Another aspect which makes this trend unique in South Africa is semigration, which is boosting the momentum of the rent-vesting trend.
“People are moving out of the interior to the coast for safety and lifestyle, which is pushing coastal prices up while simultaneously reducing the amount of rental stock available,” Stevens explained.
Unfortunately, while the city may be popular, living there can also be costly. Buying a R2.5 million apartment in a prime Cape Town node could result in a monthly bond, rates, and levy commitment totalling roughly R32,000.
“However, that same apartment can often be rented for R18,000. So, by renting instead of buying, the investor frees up R14,000 in monthly cash flow,” he explained.
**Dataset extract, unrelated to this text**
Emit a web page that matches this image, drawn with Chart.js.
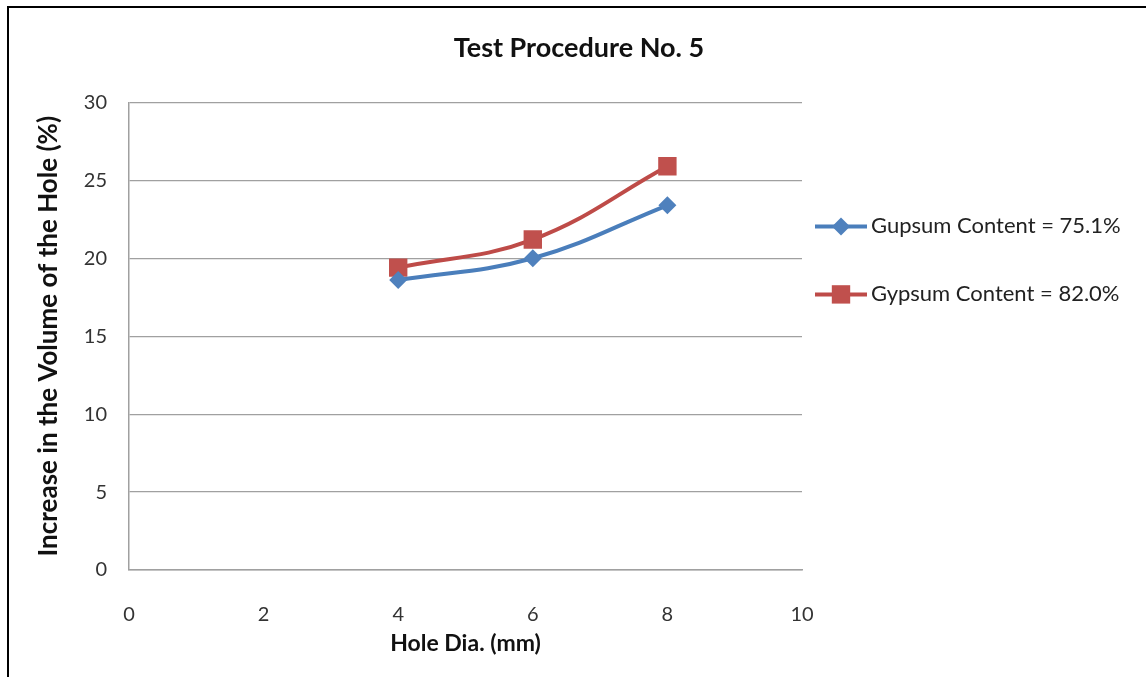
<!DOCTYPE html>
<html>
<head>
<meta charset="utf-8">
<script src="https://cdn.jsdelivr.net/npm/chart.js@4.4.1/dist/chart.umd.min.js"></script>
<style>
  html, body { margin: 0; padding: 0; background: #fff; }
  #wrap { position: relative; width: 1146px; height: 677px; overflow: hidden; }
  #frame { position: absolute; left: 7px; top: 6px; right: -10px; bottom: -10px;
           border-left: 2px solid #000; border-top: 2px solid #000; pointer-events: none; }
  canvas { position: absolute; left: 0; top: 0; }
</style>
</head>
<body>
<div id="wrap">
  <canvas id="volumeChart" width="1146" height="677"></canvas>
  <div id="frame"></div>
</div>
<script>
// data
const holeDia = [4, 6, 8];
const gupsum751 = [18.6, 20.0, 23.4];
const gypsum820 = [19.4, 21.2, 25.9];
const seriesNames = ['Gupsum Content = 75.1%', 'Gypsum Content = 82.0%'];
const xTicks = [0, 2, 4, 6, 8, 10];
const yTicks = [0, 5, 10, 15, 20, 25, 30];

const FONT = 'Lato, "Open Sans", sans-serif';

function toPoints(xs, ys) {
    return xs.map((x, i) => ({x: x, y: ys[i]}));
}

// Excel-style legend: short line with the marker in its middle
const lineLegend = {
    id: 'lineLegend',
    afterDraw(chart) {
        const ctx = chart.ctx;
        const area = chart.chartArea;
        const x0 = area.right + 13;
        let y = area.top + 124;
        ctx.save();
        chart.data.datasets.forEach(ds => {
            ctx.strokeStyle = ds.borderColor;
            ctx.lineWidth = ds.borderWidth;
            ctx.beginPath();
            ctx.moveTo(x0, y);
            ctx.lineTo(x0 + 52, y);
            ctx.stroke();
            const cx = x0 + 26;
            const r = ds.pointRadius;
            ctx.fillStyle = ds.pointBackgroundColor;
            ctx.beginPath();
            if (ds.pointStyle === 'rectRot') {
                ctx.moveTo(cx, y - r);
                ctx.lineTo(cx + r, y);
                ctx.lineTo(cx, y + r);
                ctx.lineTo(cx - r, y);
                ctx.closePath();
            } else {
                const s = r * Math.SQRT1_2;
                ctx.rect(cx - s, y - s, 2 * s, 2 * s);
            }
            ctx.fill();
            ctx.fillStyle = '#222';
            ctx.font = '22px ' + FONT;
            ctx.textBaseline = 'middle';
            ctx.textAlign = 'left';
            ctx.fillText(ds.label, x0 + 56, y);
            y += 68;
        });
        ctx.restore();
    }
};

const canvas = document.getElementById('volumeChart');
const ctx = canvas.getContext('2d');

const config = {
    type: 'scatter',
    data: {
        datasets: [{
            label: seriesNames[0],
            data: toPoints(holeDia, gupsum751),
            showLine: true,
            borderColor: '#4a7ebb',
            borderWidth: 4,
            tension: 0.4,
            pointStyle: 'rectRot',
            pointRadius: 9,
            pointBackgroundColor: '#4f81bd',
            pointBorderWidth: 0
        }, {
            label: seriesNames[1],
            data: toPoints(holeDia, gypsum820),
            showLine: true,
            borderColor: '#be4b48',
            borderWidth: 4,
            tension: 0.4,
            pointStyle: 'rect',
            pointRadius: 13,
            pointBackgroundColor: '#c0504d',
            pointBorderWidth: 0
        }]
    },
    options: {
        responsive: false,
        animation: false,
        layout: {padding: {left: 12, right: 0, top: 14, bottom: 0}},
        plugins: {
            legend: {display: false},
            tooltip: {enabled: false},
            title: {
                display: true,
                text: 'Test Procedure No. 5',
                color: '#111',
                font: {family: FONT, size: 27, weight: 'bold'},
                padding: {top: 18, bottom: 38}
            }
        },
        scales: {
            x: {
                type: 'linear',
                min: 0,
                max: 10,
                afterBuildTicks: axis => { axis.ticks = xTicks.map(v => ({value: v})); },
                afterFit: axis => { axis.height = 107; },
                grid: {display: false, drawTicks: false},
                border: {display: true, color: '#a0a0a0', width: 1.5},
                ticks: {color: '#333', font: {family: FONT, size: 20}, padding: 33},
                title: {
                    display: true,
                    text: 'Hole Dia. (mm)',
                    color: '#111',
                    font: {family: FONT, size: 23, weight: 'bold'},
                    padding: {top: 4, bottom: 20}
                }
            },
            y: {
                min: 0,
                max: 30,
                afterBuildTicks: axis => { axis.ticks = yTicks.map(v => ({value: v})); },
                afterFit: axis => { axis.width = 117; },
                grid: {color: '#a0a0a0', lineWidth: 1.2, drawTicks: false},
                border: {display: true, color: '#a0a0a0', width: 1.5},
                ticks: {color: '#333', font: {family: FONT, size: 20}, padding: 22},
                title: {
                    display: true,
                    text: 'Increase in the Volume of the Hole (%)',
                    color: '#111',
                    font: {family: FONT, size: 26, weight: 'bold'},
                    padding: {top: 21, bottom: 2}
                }
            },
            // empty axis that keeps room for the legend on the right
            legendSpace: {
                type: 'linear',
                axis: 'y',
                position: 'right',
                display: true,
                afterFit: axis => { axis.width = 344; },
                grid: {display: false, drawTicks: false},
                border: {display: false},
                ticks: {display: false}
            }
        }
    },
    plugins: [lineLegend]
};

new Chart(ctx, config);
</script>
</body>
</html>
“This surplus can then fund two R1.2 million sectional-title units in Centurion or Randburg, where the combined rental income covers the bonds and potentially delivers a monthly profit.”
Another benefit of rent-vesting is the tax benefits, Stevens pointed out. Rent paid for the primary residence is not tax-deductible.
However, the interest on the bonds for the Gauteng/Middelburg investment properties is tax-deductible. “This makes the wealth hack even more efficient than the numbers suggest at first glance,” he said.
Risks remain
R75,000 per month house in Stonehaven Estate
Stevens cautioned that there are potential downsides to rent-vesting and the costs associated with being a long-distance landlord.
“The key to making it work is professional management, which protects the investor from losing their lifestyle ‘surplus’ to maintenance emergencies or tenant defaults from 1,000 km away,” he said.
Rentvesting also relies heavily on the performance of the sectional title market. Sectional title units generally offer a more affordable entry point than freehold properties.
They also attract a larger pool of tenants, as evidenced in Randburg and Centurion, where two-bedroom apartments are the sweet spot for rental demand in Gauteng.
However, while rent-vesting may leave investors exposed to the market, Stevens said it can also act as a natural hedge against South Africa’s varying provincial real estate growth rates.
“It allows investors to benefit from the high capital growth of the coast as a future buyer while reaping the immediate cash-flow rewards of the interior today,” he explained.